Problem to work on: Transcribe each entry below exactly. Pictures do not go in the copy.

━━━━━ Excerpted records ━━━━━

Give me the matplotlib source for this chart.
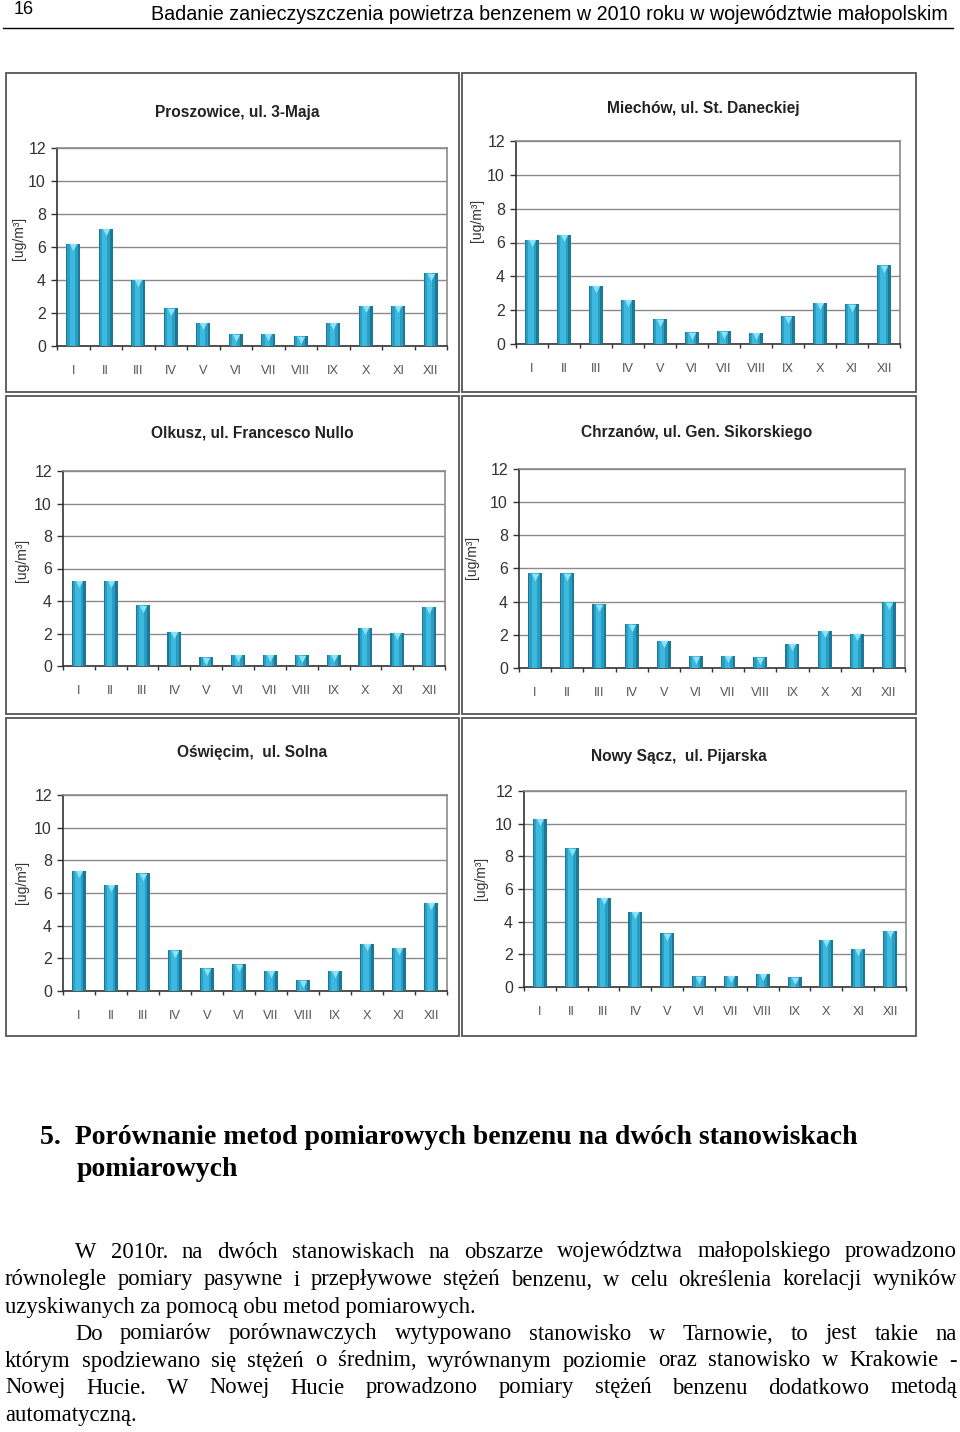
import numpy as np
import matplotlib.pyplot as plt
from matplotlib.patches import Rectangle
from matplotlib.lines import Line2D
import matplotlib.transforms as mtransforms

plt.rcParams['font.family'] = ['Liberation Sans', 'DejaVu Sans']

W, H = 960, 1432

# Dane - średnie miesięczne stężenia benzenu [ug/m3]
miesiace = ['I', 'II', 'III', 'IV', 'V', 'VI', 'VII', 'VIII', 'IX', 'X', 'XI', 'XII']

proszowice = [6.2, 7.1, 4.0, 2.3, 1.4, 0.7, 0.75, 0.6, 1.4, 2.45, 2.45, 4.4]
miechow = [6.15, 6.45, 3.45, 2.6, 1.45, 0.7, 0.75, 0.65, 1.65, 2.45, 2.35, 4.65]
olkusz = [5.25, 5.25, 3.75, 2.1, 0.55, 0.7, 0.7, 0.65, 0.7, 2.35, 2.05, 3.65]
chrzanow = [5.7, 5.7, 3.85, 2.65, 1.65, 0.7, 0.75, 0.65, 1.45, 2.25, 2.05, 3.95]
oswiecim = [7.35, 6.5, 7.2, 2.5, 1.4, 1.65, 1.25, 0.65, 1.25, 2.9, 2.65, 5.4]
nowy_sacz = [10.3, 8.5, 5.45, 4.6, 3.3, 0.65, 0.7, 0.8, 0.6, 2.9, 2.35, 3.45]

tytuly = ['Proszowice, ul. 3-Maja', 'Miechów, ul. St. Daneckiej',
          'Olkusz, ul. Francesco Nullo', 'Chrzanów, ul. Gen. Sikorskiego',
          'Oświęcim,  ul. Solna', 'Nowy Sącz,  ul. Pijarska']
serie = [proszowice, miechow, olkusz, chrzanow, oswiecim, nowy_sacz]

# układ paneli w pikselach: ramka, obszar wykresu, tytuł, opis osi y
ramki = [(6, 73, 459, 392), (462, 73, 916, 392),
         (6, 396, 459, 714), (462, 396, 916, 714),
         (6, 718, 459, 1036), (462, 718, 916, 1036)]
obszary = [(57, 148, 447, 346), (516, 141, 900, 344),
           (63, 471, 445, 666), (519, 469, 905, 668),
           (63, 795, 447, 991), (524, 791, 906, 987)]
poz_tytul = [(237, 113), (703, 109), (252, 433), (697, 432), (252, 753), (679, 757)]
poz_ylab = [(19, 238), (477, 220), (22, 560), (472, 557), (22, 882), (481, 878)]


def fx(x):
    return x / W


def fy(y):
    return 1 - y / H


fig = plt.figure(figsize=(9.6, 14.32), dpi=100)

# nagłówek strony
fig.text(fx(14), fy(9), '16', fontsize=13, va='center', ha='left')
fig.text(fx(948), fy(14), 'Badanie zanieczyszczenia powietrza benzenem w 2010 roku w województwie małopolskim',
         fontsize=14.2, va='center', ha='right')
fig.add_artist(Line2D([fx(3), fx(953)], [fy(28), fy(28)], transform=fig.transFigure, color='k', lw=1))

x = np.arange(len(miesiace))
for i in range(6):
    x0, y0, x1, y1 = ramki[i]
    fig.add_artist(Rectangle((fx(x0), fy(y1)), (x1 - x0) / W, (y1 - y0) / H,
                             transform=fig.transFigure, fill=False, ec='#555555', lw=1.3))
    l, t, r, b = obszary[i]
    ax = fig.add_axes([fx(l), fy(b), (r - l) / W, (b - t) / H])
    v = serie[i]
    ax.bar(x, v, width=0.44, color='#1c7895', zorder=3)
    ax.bar(x - 0.02, v, width=0.32, color='#2a9ec2', zorder=3)
    ax.bar(x - 0.03, v, width=0.16, color='#3cb9de', zorder=3)
    off = mtransforms.offset_copy(ax.transData, fig=fig, x=0, y=-2.5, units='points')
    ax.scatter(x, v, marker='v', s=28, color='#8be3f7', zorder=4, transform=off, linewidths=0)

    ax.set_xlim(-0.5, 11.5)
    ax.set_ylim(0, 12)
    ax.set_yticks(range(0, 13, 2))
    ax.yaxis.grid(True, color='#8a8a8a', lw=1)
    ax.set_axisbelow(True)
    for s in ['left', 'bottom']:
        ax.spines[s].set_color('#333333')
        ax.spines[s].set_linewidth(1.2)
    for s in ['top', 'right']:
        ax.spines[s].set_color('#8a8a8a')
        ax.spines[s].set_linewidth(1.2)
    ax.tick_params(axis='y', length=4, width=1, color='#333333', labelsize=11.5,
                   labelcolor='#333333', pad=4)
    ax.set_xticks(x)
    ax.set_xticklabels(miesiace)
    ax.set_xticks(np.arange(-0.5, 12, 1), minor=True)
    ax.tick_params(axis='x', which='major', length=0, pad=14, labelsize=9.2, labelcolor='#555555')
    ax.tick_params(axis='x', which='minor', length=3, width=1, color='#333333')

    tx, ty = poz_tytul[i]
    fig.text(fx(tx), fy(ty), tytuly[i], fontsize=11.2, fontweight='bold', ha='center', va='center',
             color='#222222')
    lx, lyy = poz_ylab[i]
    fig.text(fx(lx), fy(lyy), '[ug/m³]', fontsize=10, rotation=90, ha='center', va='center', color='#333333')

# tekst pod wykresami
r = fig.canvas.get_renderer()


def wyjustuj(linia, x0, x1, y, **kw):
    slowa = linia.split()
    arts = [fig.text(0, fy(y), s, va='center', ha='left', **kw) for s in slowa]
    szer = [a.get_window_extent(r).width for a in arts]
    odstep = (x1 - x0 - sum(szer)) / (len(slowa) - 1)
    pos = x0
    for a, w in zip(arts, szer):
        a.set_x(fx(pos))
        pos += w + odstep


serif = dict(family='Liberation Serif', fontsize=20, fontweight='bold')
fig.text(fx(40), fy(1137), '5.  Porównanie metod pomiarowych benzenu na dwóch stanowiskach', va='center', **serif)
fig.text(fx(77), fy(1169), 'pomiarowych', va='center', **serif)

tekst = dict(family='Liberation Serif', fontsize=16.3)
wyjustuj('W 2010r. na dwóch stanowiskach na obszarze województwa małopolskiego prowadzono', 75, 957, 1252, **tekst)
wyjustuj('równolegle pomiary pasywne i przepływowe stężeń benzenu, w celu określenia korelacji  wyników', 5, 957, 1280, **tekst)
fig.text(fx(5), fy(1307), 'uzyskiwanych za pomocą obu metod pomiarowych.', va='center', **tekst)
wyjustuj('Do pomiarów porównawczych wytypowano stanowisko w Tarnowie,  to jest takie na', 75, 957, 1334, **tekst)
wyjustuj('którym spodziewano się stężeń o średnim, wyrównanym poziomie oraz stanowisko w Krakowie -', 5, 957, 1361, **tekst)
wyjustuj('Nowej Hucie. W Nowej Hucie prowadzono pomiary stężeń benzenu dodatkowo metodą', 5, 957, 1388, **tekst)
fig.text(fx(5), fy(1415), 'automatyczną.', va='center', **tekst)

fig.savefig('out.png', dpi=100)
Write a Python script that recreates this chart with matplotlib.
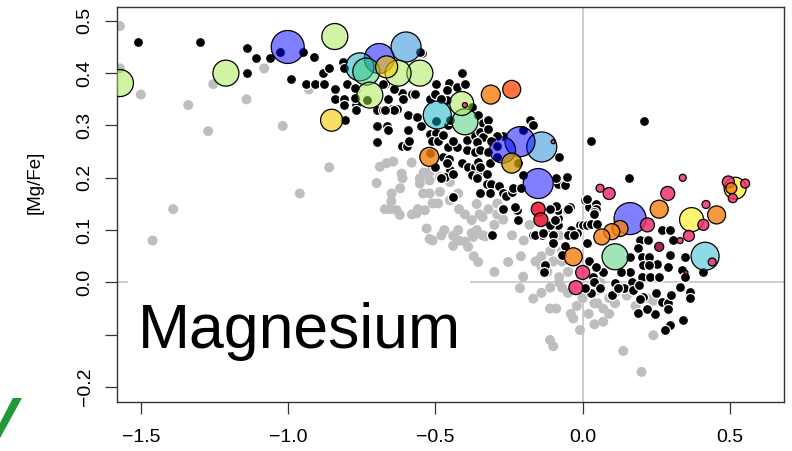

━━━━━

The answer:
Give me the matplotlib source for this chart.
import numpy as np
import matplotlib.pyplot as plt
from matplotlib.patches import Rectangle
from matplotlib.lines import Line2D
import matplotlib.transforms as mtransforms

plt.rcParams['font.family'] = ['Liberation Sans', 'DejaVu Sans']

W, H = 960, 1432

# Dane - średnie miesięczne stężenia benzenu [ug/m3]
miesiace = ['I', 'II', 'III', 'IV', 'V', 'VI', 'VII', 'VIII', 'IX', 'X', 'XI', 'XII']

proszowice = [6.2, 7.1, 4.0, 2.3, 1.4, 0.7, 0.75, 0.6, 1.4, 2.45, 2.45, 4.4]
miechow = [6.15, 6.45, 3.45, 2.6, 1.45, 0.7, 0.75, 0.65, 1.65, 2.45, 2.35, 4.65]
olkusz = [5.25, 5.25, 3.75, 2.1, 0.55, 0.7, 0.7, 0.65, 0.7, 2.35, 2.05, 3.65]
chrzanow = [5.7, 5.7, 3.85, 2.65, 1.65, 0.7, 0.75, 0.65, 1.45, 2.25, 2.05, 3.95]
oswiecim = [7.35, 6.5, 7.2, 2.5, 1.4, 1.65, 1.25, 0.65, 1.25, 2.9, 2.65, 5.4]
nowy_sacz = [10.3, 8.5, 5.45, 4.6, 3.3, 0.65, 0.7, 0.8, 0.6, 2.9, 2.35, 3.45]

tytuly = ['Proszowice, ul. 3-Maja', 'Miechów, ul. St. Daneckiej',
          'Olkusz, ul. Francesco Nullo', 'Chrzanów, ul. Gen. Sikorskiego',
          'Oświęcim,  ul. Solna', 'Nowy Sącz,  ul. Pijarska']
serie = [proszowice, miechow, olkusz, chrzanow, oswiecim, nowy_sacz]

# układ paneli w pikselach: ramka, obszar wykresu, tytuł, opis osi y
ramki = [(6, 73, 459, 392), (462, 73, 916, 392),
         (6, 396, 459, 714), (462, 396, 916, 714),
         (6, 718, 459, 1036), (462, 718, 916, 1036)]
obszary = [(57, 148, 447, 346), (516, 141, 900, 344),
           (63, 471, 445, 666), (519, 469, 905, 668),
           (63, 795, 447, 991), (524, 791, 906, 987)]
poz_tytul = [(237, 113), (703, 109), (252, 433), (697, 432), (252, 753), (679, 757)]
poz_ylab = [(19, 238), (477, 220), (22, 560), (472, 557), (22, 882), (481, 878)]


def fx(x):
    return x / W


def fy(y):
    return 1 - y / H


fig = plt.figure(figsize=(9.6, 14.32), dpi=100)

# nagłówek strony
fig.text(fx(14), fy(9), '16', fontsize=13, va='center', ha='left')
fig.text(fx(948), fy(14), 'Badanie zanieczyszczenia powietrza benzenem w 2010 roku w województwie małopolskim',
         fontsize=14.2, va='center', ha='right')
fig.add_artist(Line2D([fx(3), fx(953)], [fy(28), fy(28)], transform=fig.transFigure, color='k', lw=1))

x = np.arange(len(miesiace))
for i in range(6):
    x0, y0, x1, y1 = ramki[i]
    fig.add_artist(Rectangle((fx(x0), fy(y1)), (x1 - x0) / W, (y1 - y0) / H,
                             transform=fig.transFigure, fill=False, ec='#555555', lw=1.3))
    l, t, r, b = obszary[i]
    ax = fig.add_axes([fx(l), fy(b), (r - l) / W, (b - t) / H])
    v = serie[i]
    ax.bar(x, v, width=0.44, color='#1c7895', zorder=3)
    ax.bar(x - 0.02, v, width=0.32, color='#2a9ec2', zorder=3)
    ax.bar(x - 0.03, v, width=0.16, color='#3cb9de', zorder=3)
    off = mtransforms.offset_copy(ax.transData, fig=fig, x=0, y=-2.5, units='points')
    ax.scatter(x, v, marker='v', s=28, color='#8be3f7', zorder=4, transform=off, linewidths=0)

    ax.set_xlim(-0.5, 11.5)
    ax.set_ylim(0, 12)
    ax.set_yticks(range(0, 13, 2))
    ax.yaxis.grid(True, color='#8a8a8a', lw=1)
    ax.set_axisbelow(True)
    for s in ['left', 'bottom']:
        ax.spines[s].set_color('#333333')
        ax.spines[s].set_linewidth(1.2)
    for s in ['top', 'right']:
        ax.spines[s].set_color('#8a8a8a')
        ax.spines[s].set_linewidth(1.2)
    ax.tick_params(axis='y', length=4, width=1, color='#333333', labelsize=11.5,
                   labelcolor='#333333', pad=4)
    ax.set_xticks(x)
    ax.set_xticklabels(miesiace)
    ax.set_xticks(np.arange(-0.5, 12, 1), minor=True)
    ax.tick_params(axis='x', which='major', length=0, pad=14, labelsize=9.2, labelcolor='#555555')
    ax.tick_params(axis='x', which='minor', length=3, width=1, color='#333333')

    tx, ty = poz_tytul[i]
    fig.text(fx(tx), fy(ty), tytuly[i], fontsize=11.2, fontweight='bold', ha='center', va='center',
             color='#222222')
    lx, lyy = poz_ylab[i]
    fig.text(fx(lx), fy(lyy), '[ug/m³]', fontsize=10, rotation=90, ha='center', va='center', color='#333333')

# tekst pod wykresami
r = fig.canvas.get_renderer()


def wyjustuj(linia, x0, x1, y, **kw):
    slowa = linia.split()
    arts = [fig.text(0, fy(y), s, va='center', ha='left', **kw) for s in slowa]
    szer = [a.get_window_extent(r).width for a in arts]
    odstep = (x1 - x0 - sum(szer)) / (len(slowa) - 1)
    pos = x0
    for a, w in zip(arts, szer):
        a.set_x(fx(pos))
        pos += w + odstep


serif = dict(family='Liberation Serif', fontsize=20, fontweight='bold')
fig.text(fx(40), fy(1137), '5.  Porównanie metod pomiarowych benzenu na dwóch stanowiskach', va='center', **serif)
fig.text(fx(77), fy(1169), 'pomiarowych', va='center', **serif)

tekst = dict(family='Liberation Serif', fontsize=16.3)
wyjustuj('W 2010r. na dwóch stanowiskach na obszarze województwa małopolskiego prowadzono', 75, 957, 1252, **tekst)
wyjustuj('równolegle pomiary pasywne i przepływowe stężeń benzenu, w celu określenia korelacji  wyników', 5, 957, 1280, **tekst)
fig.text(fx(5), fy(1307), 'uzyskiwanych za pomocą obu metod pomiarowych.', va='center', **tekst)
wyjustuj('Do pomiarów porównawczych wytypowano stanowisko w Tarnowie,  to jest takie na', 75, 957, 1334, **tekst)
wyjustuj('którym spodziewano się stężeń o średnim, wyrównanym poziomie oraz stanowisko w Krakowie -', 5, 957, 1361, **tekst)
wyjustuj('Nowej Hucie. W Nowej Hucie prowadzono pomiary stężeń benzenu dodatkowo metodą', 5, 957, 1388, **tekst)
fig.text(fx(5), fy(1415), 'automatyczną.', va='center', **tekst)

fig.savefig('out.png', dpi=100)
Write a Python script that recreates this chart with matplotlib.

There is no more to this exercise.